It has been many years since Munch’s last exhibition in Rome, and this new “art experience” can be considered the most anticipated of the year; in fact, it is very difficult to see the Expressionist artist’s works in person unless you go to the Munch Museum in Oslo.
In addition to his best-known work, which is used every day as an emoticon, The Scream, there are many works by the Norwegian painter that are worth seeing.
The exhibition provides visitors with a journey of experiences and emotions. The first section is titled ‘Training the Eye,’ the second ‘When Bodies Meet and Separate,’ the third section ‘Ghosts,’ the fourth ‘Munch in Italy,’ the fifth ‘The Invisible Universe,’ the sixth ‘Facing the Mirror (Self-Portrait), and the seventh ‘Munch’s Legacy.
Let’s see which works struck us the most during the exhibition, besides The Scream.
Karen Bjølstad in the rocking chair

Munch’s mother died of tuberculosis when her son was five years old; then his sister Karen moved into the painter’s house to care for the woman’s five children. Aunt Karen was herself an amateur artist who encouraged and supported her nephew during his artistic career. Here Munch portrays her in front of a window practicing the depiction of a person against the light. Karen kept her grandson’s achievements, such as newspaper reviews, until her death (in the 1930s).
The Tomb of P.A. Munch in Rome (1927)

In 1927 the artist stayed in Rome for a month and wrote a letter to his aunt Karen, saying he had painted a sketch of the tomb of his uncle (a great Norwegian historian buried precisely in the capital’s Protestant cemetery).

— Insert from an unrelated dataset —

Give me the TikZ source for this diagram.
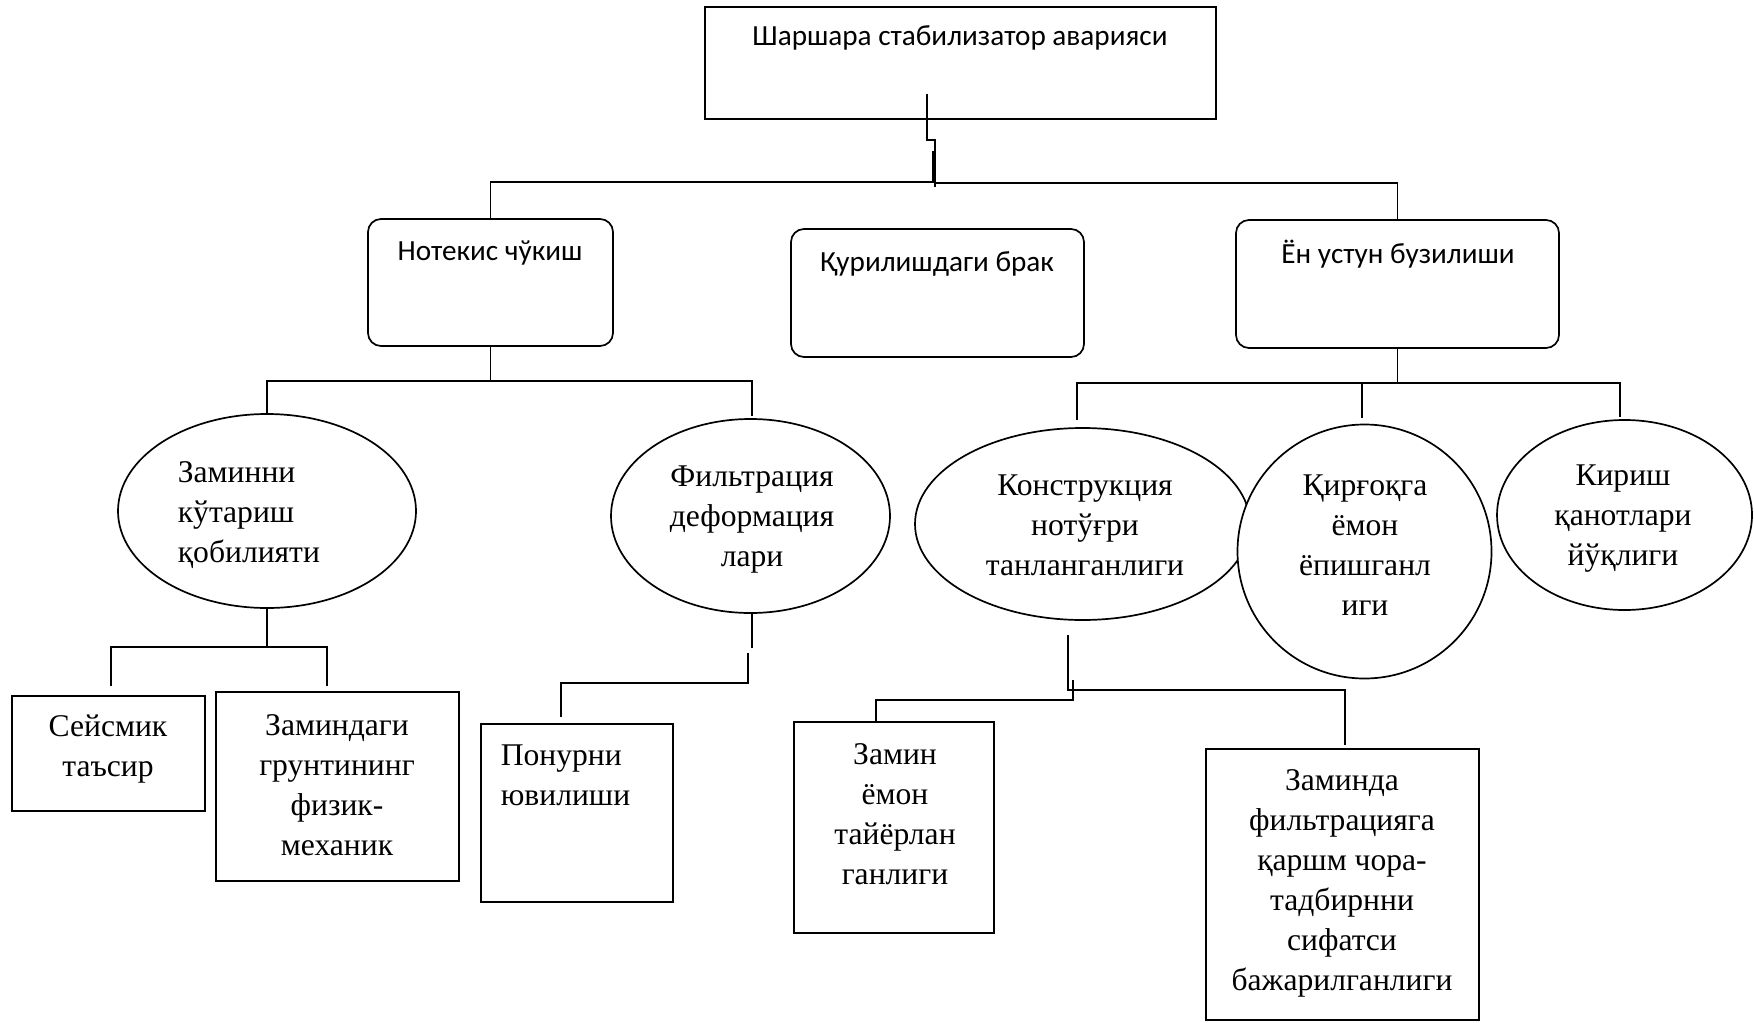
\documentclass[tikz,border=0pt]{standalone}
\usepackage{fontspec}
\setmainfont{Liberation Serif}
\newfontfamily\calibrifont{Carlito}
\usetikzlibrary{shapes.geometric}
\begin{document}
\begin{tikzpicture}[x=0.5pt,y=-0.5pt, line width=0.85pt,
  sbox/.style={draw, rectangle, inner sep=0pt, outer sep=0pt},
  rbox/.style={sbox, rounded corners=6.5pt},
  ell/.style={draw, ellipse, inner sep=0pt, outer sep=0pt, fill=white},
  serif/.style={font=\fontsize{15.8}{20}\selectfont, inner sep=0pt, align=center},
  sans/.style={font=\calibrifont\fontsize{14.6}{17}\selectfont, inner sep=0pt},
  conn/.style={line width=0.85pt}]
\useasboundingbox (0,0) rectangle (1754,1022);

% boxes and ellipses
\node[sbox, minimum width=255.5pt, minimum height=56pt] (b0) at (960.5,63) {};
\node[rbox, minimum width=122.5pt, minimum height=63.5pt] (b1) at (490.5,282.5) {};
\node[rbox, minimum width=146.5pt, minimum height=64pt] (b2) at (937.5,293) {};
\node[rbox, minimum width=161.5pt, minimum height=64pt] (b3) at (1397.5,284) {};
\node[ell, minimum width=149pt, minimum height=97pt] (e1) at (267,511) {};
\node[ell, minimum width=139.5pt, minimum height=97pt] (e2) at (750.5,516) {};
\node[sbox, minimum width=96.5pt, minimum height=57.5pt] (b4) at (108.5,753.5) {};
\node[sbox, minimum width=121.5pt, minimum height=94.5pt] (b5) at (337.5,786.5) {};
\node[sbox, minimum width=96pt, minimum height=89pt] (b6) at (577,813) {};
\node[ell, minimum width=167.5pt, minimum height=96pt] (e3) at (1082.5,524) {};
\node[ell, minimum width=127pt, minimum height=127pt] (q1) at (1364.5,551.5) {};
\node[ell, minimum width=127.5pt, minimum height=95pt] (e4) at (1624.5,515) {};
\node[sbox, minimum width=100pt, minimum height=105.5pt] (b7) at (894,827.5) {};
\node[sbox, minimum width=136.5pt, minimum height=135.5pt] (b8) at (1342.5,884.5) {};

% texts
\node[sans] (t0) at (960,38) {Шаршара стабилизатор аварияси};
\node[sans] (t1) at (490,253) {Нотекис чўкиш};
\node[sans] (t2) at (937,264) {Қурилишдаги брак};
\node[sans] (t3) at (1398,254) {Ён устун бузилиши};
\node[serif, align=left, anchor=west] (te1) at (177,515) {Заминни\\кўтариш\\қобилияти};
\node[serif] (te2) at (752,520) {Фильтрация\\деформация\\лари};
\node[serif] (tb4) at (108,749) {Сейсмик\\таъсир};
\node[serif] (tb5) at (337,785) {Заминдаги\\грунтининг\\физик-\\механик};
\node[serif, align=left, anchor=west] (tb6) at (500,775) {Понурни\\ювилиши};
\node[serif] (te3) at (1085,525) {Конструкция\\нотўғри\\танланганлиги};
\node[serif] (tq1) at (1365,545) {Қирғоқга\\ёмон\\ёпишганл\\иги};
\node[serif] (te4) at (1623,519) {Кириш\\қанотлари\\йўқлиги};
\node[serif] (tb7) at (895,814) {Замин\\ёмон\\тайёрлан\\ганлиги};
\node[serif] (tb8) at (1342,883) {Заминда\\фильтрацияга\\қаршм чора-\\тадбирнни\\сифатси\\бажарилганлиги};

% connectors: top
\coordinate (k0) at (927,94);
\coordinate (k1) at (935,187);
\draw[conn] (k0) -- ++(0,46) -| (k1);
\coordinate (k2) at (933,151);
\coordinate (hL) at (933,182);
\draw[conn] (k2) -- (hL) -| (b1.north);
\coordinate (hR) at (935,183);
\draw[conn] (hR) -| (b3.north);

% Нотекис чўкиш
\coordinate (n1) at (490.5,381);
\draw[conn] (b1.south) -- (n1) -| (e1.north);
\coordinate (n2) at (752,416);
\draw[conn] (n1) -| (n2);

% Заминни кўтариш
\coordinate (z1) at (267,647);
\coordinate (z2) at (111,686);
\coordinate (z3) at (327,686);
\draw[conn] (e1.south) -- (z1);
\draw[conn] (z2) |- (z1) -| (z3);

% Фильтрация
\coordinate (f0) at (752,612);
\coordinate (f1) at (752,648);
\draw[conn] (f0) -- (f1);
\coordinate (f2) at (748,653);
\coordinate (f4) at (748,683);
\coordinate (f3) at (561,717);
\draw[conn] (f2) -- (f4) -| (f3);

% Ён устун
\coordinate (y1) at (1397.5,383);
\coordinate (y2) at (1077,420);
\coordinate (y3) at (1362,418);
\coordinate (y4) at (1620,417);
\draw[conn] (b3.south) -- (y1);
\draw[conn] (y2) |- (y1) -| (y4);
\draw[conn] (y3) -- (y3 |- y1);

% Конструкция
\coordinate (c0) at (1068,635);
\coordinate (c1) at (1068,690);
\coordinate (c2) at (1345,745);
\draw[conn] (c0) -- (c1) -| (c2);
\coordinate (c3) at (1073,680);
\coordinate (c4) at (1073,700);
\coordinate (c5) at (876,721);
\draw[conn] (c3) -- (c4) -| (c5);
\end{tikzpicture}
\end{document}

The painting may seem somber, but nonetheless it shows the serenity of death. According to Munch, the cemetery he visited was one of the most beautiful in the world.

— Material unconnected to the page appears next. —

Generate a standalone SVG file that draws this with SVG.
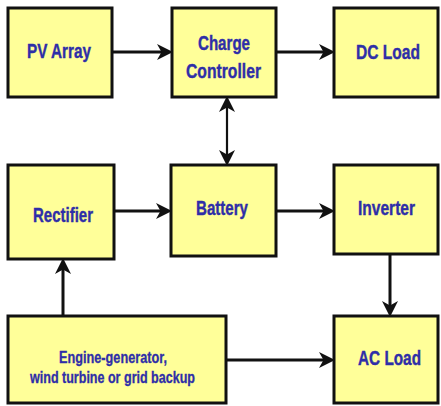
<svg xmlns="http://www.w3.org/2000/svg" width="441" height="406" viewBox="0 0 441 406">
<style>
.box{fill:#ffff99;stroke:#111;stroke-width:3}
.lbl{font-family:"Liberation Sans",Arial,sans-serif;font-weight:bold;font-size:21px;fill:#2e2ea8;stroke:#2e2ea8;stroke-width:0.4;text-anchor:middle}
.sm{font-size:16.5px;stroke-width:0.3}
.c{stroke:#111;stroke-width:3;fill:none}
.thin{stroke-width:2.2}
</style>
<defs>
<marker id="ah" viewBox="0 0 16 16" markerWidth="16" markerHeight="16" refX="12" refY="8" markerUnits="userSpaceOnUse" orient="auto-start-reverse">
<path d="M0,0 L16,8 L0,16 L4.5,8 z" fill="#111"/>
</marker>
</defs>
<rect width="441" height="406" fill="#fff"/>
<g id="connectors">
<line class="c" x1="112" y1="52" x2="169" y2="52" marker-end="url(#ah)"/>
<line class="c" x1="276" y1="52" x2="331" y2="52" marker-end="url(#ah)"/>
<line class="c thin" x1="227" y1="100" x2="227" y2="162" marker-start="url(#ah)" marker-end="url(#ah)"/>
<line class="c" x1="114" y1="211" x2="168" y2="211" marker-end="url(#ah)"/>
<line class="c" x1="276" y1="211" x2="331" y2="211" marker-end="url(#ah)"/>
<line class="c" x1="390" y1="254" x2="390" y2="313" marker-end="url(#ah)"/>
<line class="c" x1="63" y1="316" x2="63" y2="262" marker-end="url(#ah)"/>
<line class="c" x1="226" y1="360" x2="331" y2="360" marker-end="url(#ah)"/>
</g>
<g id="pv-array">
<rect class="box" x="8" y="8" width="104" height="89"/>
<text class="lbl" x="59" y="58" textLength="64" lengthAdjust="spacingAndGlyphs">PV Array</text>
</g>
<g id="charge-controller">
<rect class="box" x="172" y="8" width="104" height="89"/>
<text class="lbl" x="224" y="50" textLength="52" lengthAdjust="spacingAndGlyphs">Charge</text>
<text class="lbl" x="223.5" y="78" textLength="75" lengthAdjust="spacingAndGlyphs">Controller</text>
</g>
<g id="dc-load">
<rect class="box" x="334" y="8" width="104" height="89"/>
<text class="lbl" x="388" y="59" textLength="64" lengthAdjust="spacingAndGlyphs">DC Load</text>
</g>
<g id="rectifier">
<rect class="box" x="8" y="165" width="106" height="94"/>
<text class="lbl" x="63" y="222" textLength="60" lengthAdjust="spacingAndGlyphs">Rectifier</text>
</g>
<g id="battery">
<rect class="box" x="171" y="165" width="105" height="91"/>
<text class="lbl" x="222" y="215" textLength="52" lengthAdjust="spacingAndGlyphs">Battery</text>
</g>
<g id="inverter">
<rect class="box" x="334" y="165" width="104" height="89"/>
<text class="lbl" x="386.5" y="215" textLength="57" lengthAdjust="spacingAndGlyphs">Inverter</text>
</g>
<g id="engine-generator">
<rect class="box" x="8" y="316" width="218" height="87"/>
<text class="lbl sm" x="113" y="363" textLength="108" lengthAdjust="spacingAndGlyphs">Engine-generator,</text>
<text class="lbl sm" x="112.5" y="383" textLength="165" lengthAdjust="spacingAndGlyphs">wind turbine or grid backup</text>
</g>
<g id="ac-load">
<rect class="box" x="334" y="316" width="104" height="87"/>
<text class="lbl" x="389.5" y="365" textLength="63" lengthAdjust="spacingAndGlyphs">AC Load</text>
</g>
</svg>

Man’s Head in a Woman’s Hair (1896)
This has been called an unusual couple portrait, like a trap or protection. The woman’s hair connects the two figures as a form of caretaking or as a reference to the story of Salome.

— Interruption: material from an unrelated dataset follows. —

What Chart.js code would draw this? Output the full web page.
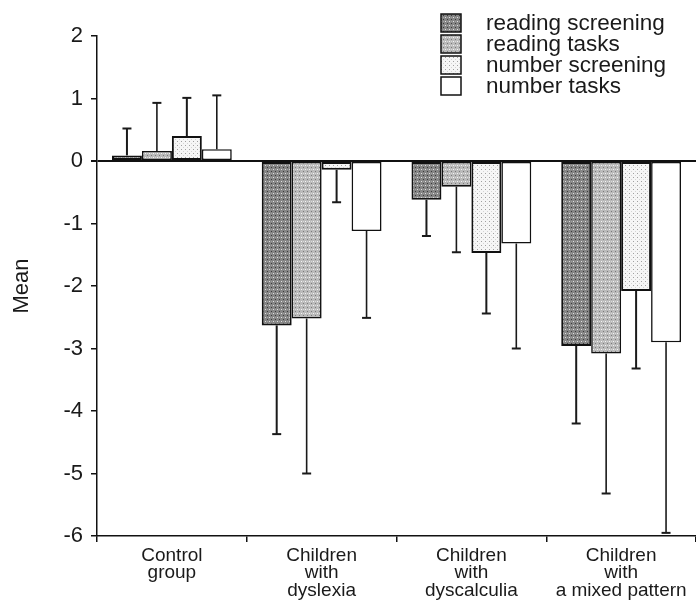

Evening. Melancholy (1891)
This work is one of the first in a series of interpretations of Munch’s theme of melancholy. The painting, in fact, as we learn in the exhibition, was a turning point for the artist: a representation of emotional interiority, whose title refers to a psychological pain and not a protagonist.
Attraction II

The women’s long hair represents a poetic device for the painter and becomes the medium through which Munch expresses erotic power (hair like electric currents that are ignited). As can be seen in the lithograph, the couple’s faces are wrapped in the veil of hair. “They look like sleepwalkers drawn into intimacy by a magnetic force.” The landscape, the moon reflecting on the water with trees around it, brings to mind Åsgårdstrand, a town in Vestfold County, Norway; a landscape shared by many of the painter’s works.